## What this task involves
Quote every line as written. Omit pictures.
-- -- --
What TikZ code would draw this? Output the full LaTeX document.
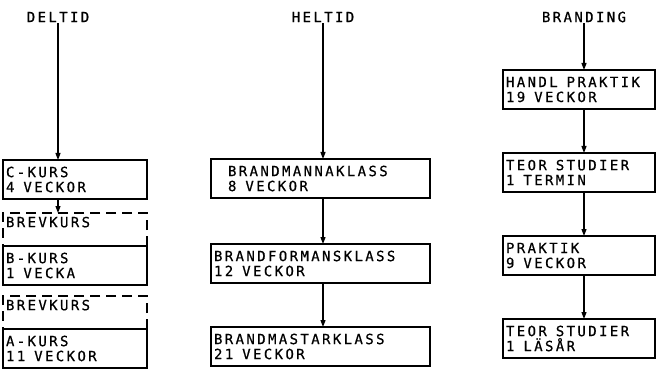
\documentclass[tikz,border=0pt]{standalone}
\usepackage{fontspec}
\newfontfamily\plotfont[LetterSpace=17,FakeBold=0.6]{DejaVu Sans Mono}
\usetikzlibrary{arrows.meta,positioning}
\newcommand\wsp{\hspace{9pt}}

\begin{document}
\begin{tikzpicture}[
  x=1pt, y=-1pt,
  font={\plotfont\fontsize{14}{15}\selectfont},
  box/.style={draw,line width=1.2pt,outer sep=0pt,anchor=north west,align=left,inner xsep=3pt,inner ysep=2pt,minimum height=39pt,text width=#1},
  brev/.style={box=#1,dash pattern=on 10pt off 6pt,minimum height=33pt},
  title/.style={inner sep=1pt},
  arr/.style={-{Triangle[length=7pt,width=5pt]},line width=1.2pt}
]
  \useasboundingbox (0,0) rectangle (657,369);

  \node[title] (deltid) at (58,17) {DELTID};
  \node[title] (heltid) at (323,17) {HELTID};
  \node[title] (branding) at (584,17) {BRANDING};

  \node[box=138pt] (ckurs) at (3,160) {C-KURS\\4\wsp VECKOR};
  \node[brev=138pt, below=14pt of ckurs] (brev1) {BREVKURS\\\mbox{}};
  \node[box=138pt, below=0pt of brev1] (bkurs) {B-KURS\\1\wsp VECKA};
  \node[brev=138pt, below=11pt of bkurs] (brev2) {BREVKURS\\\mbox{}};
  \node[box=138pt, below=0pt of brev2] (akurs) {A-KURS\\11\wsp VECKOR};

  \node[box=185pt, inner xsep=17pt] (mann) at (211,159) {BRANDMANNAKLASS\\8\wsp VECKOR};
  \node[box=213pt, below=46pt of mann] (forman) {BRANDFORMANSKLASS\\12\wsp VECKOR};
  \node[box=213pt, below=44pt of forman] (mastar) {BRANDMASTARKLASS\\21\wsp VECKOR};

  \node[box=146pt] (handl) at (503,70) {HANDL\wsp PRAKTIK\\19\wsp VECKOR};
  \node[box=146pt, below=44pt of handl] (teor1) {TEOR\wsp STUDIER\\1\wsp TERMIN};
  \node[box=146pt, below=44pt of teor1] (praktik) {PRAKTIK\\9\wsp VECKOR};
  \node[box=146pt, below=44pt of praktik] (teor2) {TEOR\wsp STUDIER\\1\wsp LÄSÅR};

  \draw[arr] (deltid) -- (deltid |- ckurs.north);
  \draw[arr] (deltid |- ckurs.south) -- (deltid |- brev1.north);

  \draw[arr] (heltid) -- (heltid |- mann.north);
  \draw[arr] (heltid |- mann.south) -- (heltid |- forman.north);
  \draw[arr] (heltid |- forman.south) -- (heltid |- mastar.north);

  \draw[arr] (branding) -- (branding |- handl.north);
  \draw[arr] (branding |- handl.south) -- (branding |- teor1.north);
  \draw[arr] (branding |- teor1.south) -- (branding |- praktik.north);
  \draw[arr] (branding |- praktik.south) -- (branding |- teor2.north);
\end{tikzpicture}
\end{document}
-- -- --
## Reply to the exercise
What TikZ code would draw this? Output the full LaTeX document.
\documentclass[tikz,border=0pt]{standalone}
\usepackage{fontspec}
\newfontfamily\plotfont[LetterSpace=17,FakeBold=0.6]{DejaVu Sans Mono}
\usetikzlibrary{arrows.meta,positioning}
\newcommand\wsp{\hspace{9pt}}

\begin{document}
\begin{tikzpicture}[
  x=1pt, y=-1pt,
  font={\plotfont\fontsize{14}{15}\selectfont},
  box/.style={draw,line width=1.2pt,outer sep=0pt,anchor=north west,align=left,inner xsep=3pt,inner ysep=2pt,minimum height=39pt,text width=#1},
  brev/.style={box=#1,dash pattern=on 10pt off 6pt,minimum height=33pt},
  title/.style={inner sep=1pt},
  arr/.style={-{Triangle[length=7pt,width=5pt]},line width=1.2pt}
]
  \useasboundingbox (0,0) rectangle (657,369);

  \node[title] (deltid) at (58,17) {DELTID};
  \node[title] (heltid) at (323,17) {HELTID};
  \node[title] (branding) at (584,17) {BRANDING};

  \node[box=138pt] (ckurs) at (3,160) {C-KURS\\4\wsp VECKOR};
  \node[brev=138pt, below=14pt of ckurs] (brev1) {BREVKURS\\\mbox{}};
  \node[box=138pt, below=0pt of brev1] (bkurs) {B-KURS\\1\wsp VECKA};
  \node[brev=138pt, below=11pt of bkurs] (brev2) {BREVKURS\\\mbox{}};
  \node[box=138pt, below=0pt of brev2] (akurs) {A-KURS\\11\wsp VECKOR};

  \node[box=185pt, inner xsep=17pt] (mann) at (211,159) {BRANDMANNAKLASS\\8\wsp VECKOR};
  \node[box=213pt, below=46pt of mann] (forman) {BRANDFORMANSKLASS\\12\wsp VECKOR};
  \node[box=213pt, below=44pt of forman] (mastar) {BRANDMASTARKLASS\\21\wsp VECKOR};

  \node[box=146pt] (handl) at (503,70) {HANDL\wsp PRAKTIK\\19\wsp VECKOR};
  \node[box=146pt, below=44pt of handl] (teor1) {TEOR\wsp STUDIER\\1\wsp TERMIN};
  \node[box=146pt, below=44pt of teor1] (praktik) {PRAKTIK\\9\wsp VECKOR};
  \node[box=146pt, below=44pt of praktik] (teor2) {TEOR\wsp STUDIER\\1\wsp LÄSÅR};

  \draw[arr] (deltid) -- (deltid |- ckurs.north);
  \draw[arr] (deltid |- ckurs.south) -- (deltid |- brev1.north);

  \draw[arr] (heltid) -- (heltid |- mann.north);
  \draw[arr] (heltid |- mann.south) -- (heltid |- forman.north);
  \draw[arr] (heltid |- forman.south) -- (heltid |- mastar.north);

  \draw[arr] (branding) -- (branding |- handl.north);
  \draw[arr] (branding |- handl.south) -- (branding |- teor1.north);
  \draw[arr] (branding |- teor1.south) -- (branding |- praktik.north);
  \draw[arr] (branding |- praktik.south) -- (branding |- teor2.north);
\end{tikzpicture}
\end{document}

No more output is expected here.